Vai mais um relatório?

OPINIÃO18.03.202106:00

Como é que, em 147 páginas, não há resposta para uma questão tão complexa: Palhinha tem quatro ou cinco amarelos?

C ONTRARIAMENTE ao que tanto se diz, Portugal é um país de letras. Tem tanto gosto pela palavra escrita que não se importa com a redundância. O importante é sempre o quanto, não tanto o quê. Ainda recentemente soubemos que o primeiro esboço do Plano de Recuperação e Resiliência enviado para a Comissão Europeia tinha quase três vezes mais páginas que o da Alemanha - mas tenho a leve suspeita de que provavelmente os germânicos terão a coisa mais estruturada.
Há também os infindáveis relatórios de todas as outras comissões (com letra pequena mas a merecer a devida deferência).
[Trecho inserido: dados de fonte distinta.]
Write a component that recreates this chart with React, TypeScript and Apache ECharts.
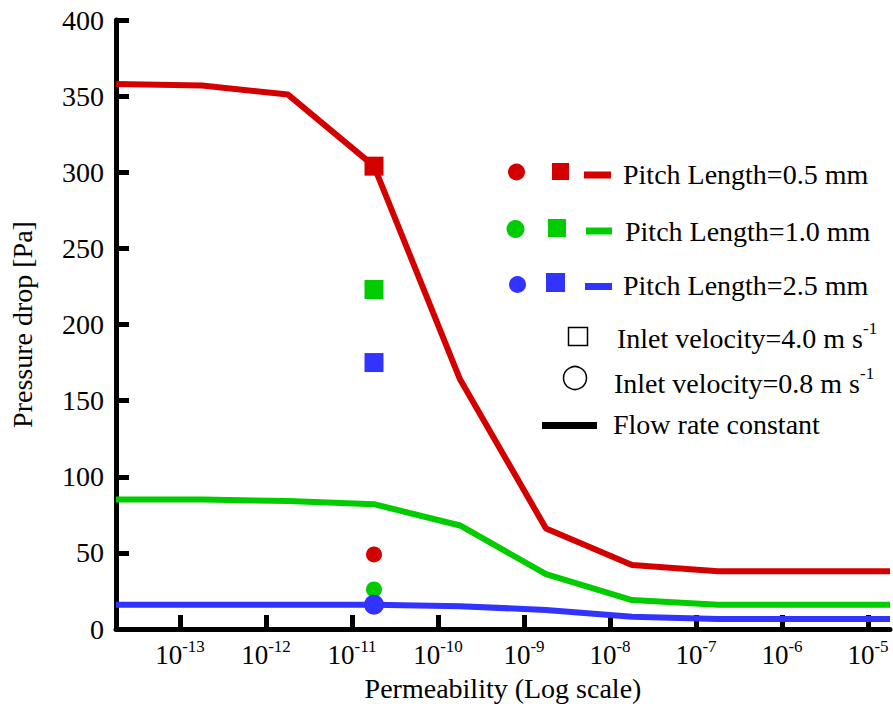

As comissões de inquérito, as comissões de acompanhamento, as de acompanhamento do inquérito e as de inquérito sobre o acompanhamento. Cada uma precisa sempre de um relatório muito detalhado. E se sobrarem detalhes, haverá um parecer complementar para explicar o que saltou fora do entendimento geral. Desde que se escreva, está tudo bem. E muito, de preferência, pois isto de ser objetivo e conciso é só para esses povos patetas do centro e norte da Europa que têm a mania da organização e não apreciam uma boa perífrase.
É neste caldo cultural que vive a Justiça. Para o legislador que primeiro cria e depois regulamenta este talvez seja um mundo perfeito, mas para o cidadão comum a perceção de como funciona a engrenagem será um tudo ou nada diferente. Tentemos, por exemplo, compreender como é que o acórdão do Tribunal Arbitral do Desporto (TAD) sobre o caso Palhinha não consegue esclarecer, em 147 páginas, uma questão tão complexa quanto esta: quantos amarelos tem o médio do Sporting? Quatro? Cinco? Pelo que me foi dado a perceber, terá agora de haver um pedido de esclarecimento das partes. Mais um parecer, portanto.  
Mas tentemos, já agora, ir mais à frente e tentar compreender esta dúvida que ficou no ar: se tirar o amarelo exibido do Bessa será uma forma de o TAD intrometer-se nas decisões do árbitro e abre-se um grave precedente; se o mantiver, mas retirando-lhe o castigo, como o fez, será outra obra notável - o jogador fica com cinco amarelos e não é castigado.  
O  importante aqui até nem é saber se Palhinha tem quatro ou cinco amarelos, se sabe a quantas anda para gerir a folha disciplinar e deixar Rúben Amorim mais descansado e não andar constantemente a chatear os advogados do clube e Hugo Viana. O que realmente deve ser tido em conta é que, em 2021, a justiça desportiva portuguesa continua a inovar. Quando pensamos que já tínhamos visto tudo, há sempre mais um processo novo que expõe o melhor que o tecido judicial desportivo tem para nos oferecer. Os ingleses, alemães e até espanhóis (que, pasme-se, até divulgam os relatórios dos árbitros mal terminam os jogos!) devem ser mesmo estúpidos por produzirem decisões rápidas; não sabem saborear uma boa espera de meses, daquelas em que no momento em que é produzida sentença já nem nos lembramos bem de que tema se trata, desviando a conversa para disfarçar a falta de memória; não apreciam os tipos da La Liga, Bundesliga e Premier League a beleza de regulamentos diferentes para a competição A e para a competição B nacionais, mesmo que muitos clubes participem na A e na B. E por aí fora...
Muitos dirão que nada há a fazer. E se calhar com razão. Porque em 2023, quando Palhinha já estiver num clube da Premier League, surgirá no rodapé da sua televisão a notícia de que, após uma série de recursos necessários em nome do bom funcionamento do sistema, o internacional luso (esperemos que já campeão da Europa e do Mundo) vai afinal ter de cumprir um jogo de castigo quando um dia voltar ao campeonato cá do burgo, já trintão. A Justiça tarda mas não falha.